Work to do: Each line from the start of the data below through the one containing "const seriesNames = ['Vacuum', 'Scrapers" must be reproduced exactly.

Records supplied:
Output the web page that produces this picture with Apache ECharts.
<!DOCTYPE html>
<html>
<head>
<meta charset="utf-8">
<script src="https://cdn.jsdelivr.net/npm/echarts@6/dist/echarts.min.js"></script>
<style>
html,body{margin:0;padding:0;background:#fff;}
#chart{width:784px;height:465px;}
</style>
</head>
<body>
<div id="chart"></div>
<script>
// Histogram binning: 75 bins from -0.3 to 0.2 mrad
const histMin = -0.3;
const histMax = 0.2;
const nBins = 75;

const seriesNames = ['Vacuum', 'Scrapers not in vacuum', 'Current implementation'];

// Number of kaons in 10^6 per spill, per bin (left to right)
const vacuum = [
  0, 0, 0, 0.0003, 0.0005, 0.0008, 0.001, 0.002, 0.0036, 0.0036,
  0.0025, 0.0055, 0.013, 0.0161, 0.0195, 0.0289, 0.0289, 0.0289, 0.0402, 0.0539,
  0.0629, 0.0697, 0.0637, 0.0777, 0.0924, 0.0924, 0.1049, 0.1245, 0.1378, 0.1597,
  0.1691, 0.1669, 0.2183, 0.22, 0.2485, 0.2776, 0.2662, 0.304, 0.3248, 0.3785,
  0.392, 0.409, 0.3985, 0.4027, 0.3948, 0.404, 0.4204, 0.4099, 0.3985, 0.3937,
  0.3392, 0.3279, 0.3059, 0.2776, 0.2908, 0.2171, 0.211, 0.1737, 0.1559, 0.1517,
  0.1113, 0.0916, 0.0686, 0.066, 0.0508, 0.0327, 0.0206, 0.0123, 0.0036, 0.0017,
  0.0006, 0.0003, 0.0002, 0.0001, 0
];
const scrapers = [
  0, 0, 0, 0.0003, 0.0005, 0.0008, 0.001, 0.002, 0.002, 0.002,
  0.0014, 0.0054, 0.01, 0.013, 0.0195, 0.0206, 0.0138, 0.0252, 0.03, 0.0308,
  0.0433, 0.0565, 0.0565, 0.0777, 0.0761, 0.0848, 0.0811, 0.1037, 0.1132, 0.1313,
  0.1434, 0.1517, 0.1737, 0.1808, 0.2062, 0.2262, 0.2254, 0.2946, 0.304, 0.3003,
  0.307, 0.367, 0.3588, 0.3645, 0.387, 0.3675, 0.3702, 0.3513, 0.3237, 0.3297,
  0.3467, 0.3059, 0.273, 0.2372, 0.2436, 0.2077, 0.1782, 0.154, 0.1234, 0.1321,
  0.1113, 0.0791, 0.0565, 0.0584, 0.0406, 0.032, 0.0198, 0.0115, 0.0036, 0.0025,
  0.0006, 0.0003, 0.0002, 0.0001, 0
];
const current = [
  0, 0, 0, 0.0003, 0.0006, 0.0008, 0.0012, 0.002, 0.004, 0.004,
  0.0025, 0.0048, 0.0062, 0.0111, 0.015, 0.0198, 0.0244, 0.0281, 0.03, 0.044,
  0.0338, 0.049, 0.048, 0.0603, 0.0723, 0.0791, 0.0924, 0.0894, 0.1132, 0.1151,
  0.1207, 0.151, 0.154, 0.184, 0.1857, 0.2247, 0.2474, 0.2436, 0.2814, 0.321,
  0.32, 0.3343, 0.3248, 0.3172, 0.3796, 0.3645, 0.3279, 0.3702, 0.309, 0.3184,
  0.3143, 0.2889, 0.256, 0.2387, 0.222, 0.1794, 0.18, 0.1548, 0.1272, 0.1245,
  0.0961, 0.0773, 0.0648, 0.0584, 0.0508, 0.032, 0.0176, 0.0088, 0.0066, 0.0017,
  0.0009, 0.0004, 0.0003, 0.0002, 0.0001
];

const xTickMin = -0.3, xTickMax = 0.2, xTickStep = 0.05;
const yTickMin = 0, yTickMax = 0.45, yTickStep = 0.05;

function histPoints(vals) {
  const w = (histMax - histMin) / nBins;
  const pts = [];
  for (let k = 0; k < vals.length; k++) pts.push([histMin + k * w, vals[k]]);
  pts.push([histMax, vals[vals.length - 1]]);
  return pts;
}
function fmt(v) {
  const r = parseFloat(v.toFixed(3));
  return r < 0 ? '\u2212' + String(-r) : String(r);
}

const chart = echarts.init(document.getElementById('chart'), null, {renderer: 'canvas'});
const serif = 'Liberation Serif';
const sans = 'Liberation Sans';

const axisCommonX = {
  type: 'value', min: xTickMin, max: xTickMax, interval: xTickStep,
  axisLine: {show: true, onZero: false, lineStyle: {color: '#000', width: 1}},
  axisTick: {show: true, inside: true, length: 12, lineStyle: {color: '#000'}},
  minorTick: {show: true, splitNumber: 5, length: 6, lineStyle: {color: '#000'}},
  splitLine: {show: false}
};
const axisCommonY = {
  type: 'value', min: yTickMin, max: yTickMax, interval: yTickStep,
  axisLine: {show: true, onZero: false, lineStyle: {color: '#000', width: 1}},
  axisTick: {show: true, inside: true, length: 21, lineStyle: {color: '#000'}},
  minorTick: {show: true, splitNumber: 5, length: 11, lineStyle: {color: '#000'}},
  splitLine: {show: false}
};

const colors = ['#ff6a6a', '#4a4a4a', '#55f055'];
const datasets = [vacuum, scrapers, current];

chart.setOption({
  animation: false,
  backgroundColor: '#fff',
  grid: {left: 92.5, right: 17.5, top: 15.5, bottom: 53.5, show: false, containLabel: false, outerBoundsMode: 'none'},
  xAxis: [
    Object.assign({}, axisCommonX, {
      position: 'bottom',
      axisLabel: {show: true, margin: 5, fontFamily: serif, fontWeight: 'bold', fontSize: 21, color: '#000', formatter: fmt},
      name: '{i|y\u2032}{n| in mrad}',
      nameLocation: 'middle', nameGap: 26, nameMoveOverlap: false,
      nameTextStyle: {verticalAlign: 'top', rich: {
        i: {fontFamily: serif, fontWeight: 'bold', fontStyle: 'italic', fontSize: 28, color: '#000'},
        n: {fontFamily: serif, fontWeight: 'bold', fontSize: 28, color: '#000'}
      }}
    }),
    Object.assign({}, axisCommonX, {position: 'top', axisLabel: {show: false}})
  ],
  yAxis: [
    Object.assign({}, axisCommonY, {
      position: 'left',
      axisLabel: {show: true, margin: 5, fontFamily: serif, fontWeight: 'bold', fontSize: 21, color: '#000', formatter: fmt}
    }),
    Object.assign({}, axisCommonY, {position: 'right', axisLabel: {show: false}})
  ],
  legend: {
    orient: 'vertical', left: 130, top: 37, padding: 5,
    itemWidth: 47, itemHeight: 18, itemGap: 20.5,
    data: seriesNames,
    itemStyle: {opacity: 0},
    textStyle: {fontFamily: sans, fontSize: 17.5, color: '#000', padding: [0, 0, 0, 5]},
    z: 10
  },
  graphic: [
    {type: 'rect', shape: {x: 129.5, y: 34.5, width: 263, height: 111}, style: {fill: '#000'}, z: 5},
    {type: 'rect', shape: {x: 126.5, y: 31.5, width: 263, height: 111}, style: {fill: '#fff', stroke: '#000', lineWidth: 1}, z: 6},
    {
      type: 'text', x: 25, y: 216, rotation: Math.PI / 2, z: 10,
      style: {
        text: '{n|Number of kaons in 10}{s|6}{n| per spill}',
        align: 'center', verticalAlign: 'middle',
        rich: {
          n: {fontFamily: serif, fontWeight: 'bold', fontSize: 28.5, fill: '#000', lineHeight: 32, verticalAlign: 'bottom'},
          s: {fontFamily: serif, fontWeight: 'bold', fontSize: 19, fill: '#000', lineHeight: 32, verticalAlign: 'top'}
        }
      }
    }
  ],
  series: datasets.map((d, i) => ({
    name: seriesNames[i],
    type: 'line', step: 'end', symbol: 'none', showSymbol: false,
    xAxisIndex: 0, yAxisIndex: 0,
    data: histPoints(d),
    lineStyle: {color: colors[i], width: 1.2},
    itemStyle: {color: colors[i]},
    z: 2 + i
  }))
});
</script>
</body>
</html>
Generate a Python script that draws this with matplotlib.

Written response:
Output the web page that produces this picture with Apache ECharts.
<!DOCTYPE html>
<html>
<head>
<meta charset="utf-8">
<script src="https://cdn.jsdelivr.net/npm/echarts@6/dist/echarts.min.js"></script>
<style>
html,body{margin:0;padding:0;background:#fff;}
#chart{width:784px;height:465px;}
</style>
</head>
<body>
<div id="chart"></div>
<script>
// Histogram binning: 75 bins from -0.3 to 0.2 mrad
const histMin = -0.3;
const histMax = 0.2;
const nBins = 75;

const seriesNames = ['Vacuum', 'Scrapers not in vacuum', 'Current implementation'];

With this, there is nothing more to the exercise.